XESDD-AM
- Puerto Nuevo, Baja California; Mexico;
- Broadcast area: Tijuana
- Frequency: 1030 kHz
- Branding: La Tremenda

Programming
- Format: Silent
- Affiliations: Primer Sistema de Noticias

Ownership
- Owner: Media Sports de México, S.A. de C.V.
- Sister stations: XESS-AM

History
- First air date: November 16, 1988 (concession)
- Former frequencies: 920 kHz (1988–2007)

Technical information
- Licensing authority: FCC
- Class: B
- Power: 5,000 watts
- Transmitter coordinates: 32°14′57″N 116°56′49″W﻿ / ﻿32.24917°N 116.94694°W

Links
- Public license information: Public file; LMS;

= XESDD-AM =

Radio station in Tijuana, Baja California, Mexico

XESDD-AM or La Tremenda is a radio station in Tijuana, Baja California, Mexico.
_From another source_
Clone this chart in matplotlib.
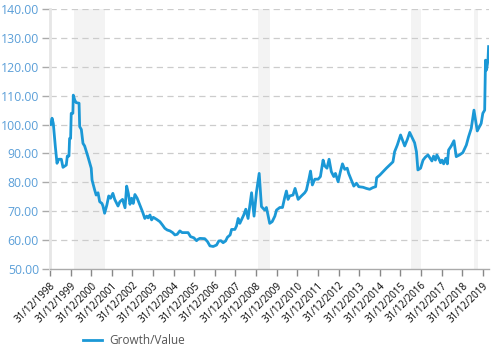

It broadcasts on 1030 kHz from a site along Mexican Federal Highway 1 near Puerto Nuevo in Playas de Rosarito Municipality, shared with sister station XESS-AM 620.

As of August 2023, the station is off the air.

==History==
The first concession for XESDD was issued for 920 kHz at Ensenada, Baja California in 1988. XESDD was originally owned by Juan José de Jesús Espejo Munguía and broadcast with 2,500 watts during the day and 200 at night.

In 1999, XESDD was bought by Radio S.A., which sold its Baja California stations to Media Sports de México, S.A. de C.V. Under Media Sports, XESDD initially became an ESPN Deportes affiliate, then swapped programming with XESS to become La Tremenda. It also moved from 920 kHz to 1030 kHz in order to resolve interference issues to 910 and 930 kHz.